Note: deprecated and superseded are not the same. Deprecated = falling out of use. Superseded = explicitly replaced by something specific. Mixing them up is a common error.
Tense and voice cheat sheet
- Context: present tense (“We currently run…”)
- Decision: future/commitment (“We will adopt…”)
- Consequences: present/future (“This introduces…”)
- Voice: mostly active with “we” as subject — it’s a record of human decisions, so own them.
Common mistakes non-native writers make
- Hedging the decision. “We might possibly use…” undermines the whole document. Decide, then commit.
- Listing only benefits. Reviewers trust ADRs more when they name the downsides.
- Editing accepted ADRs. Don’t. Write a new one and mark the old one superseded.
- Confusing “deprecated” and “superseded.” Use superseded by ADR-X when there’s a replacement.
- Vague titles. “Caching” is a topic. “Standardise on Redis for application caching” is a decision.
Key takeaways
- Title the ADR as a decision with an imperative verb, not a topic.

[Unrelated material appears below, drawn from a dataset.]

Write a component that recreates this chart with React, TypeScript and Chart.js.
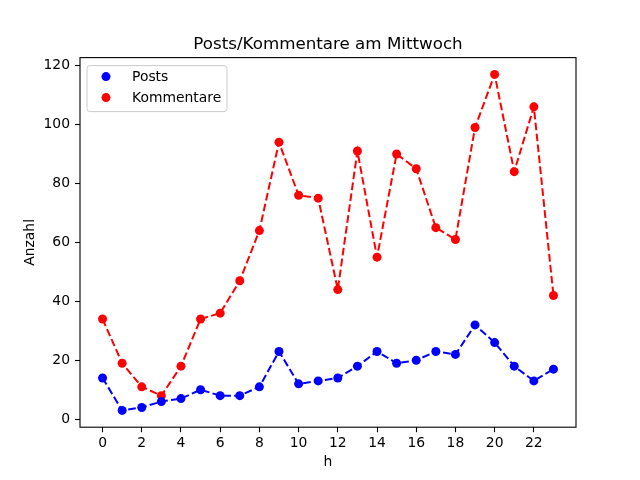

- Frame Context as competing forces in present tense — let the reader feel the problem.
- In the Decision, drop all hedging: “We will.”
- Show considered options with honest trade-offs and a clear deciding factor.
- Always list negative consequences and use “we accept the risk that…” — it signals a deliberate choice.
- Don’t edit accepted ADRs; supersede them, and keep deprecated and superseded distinct.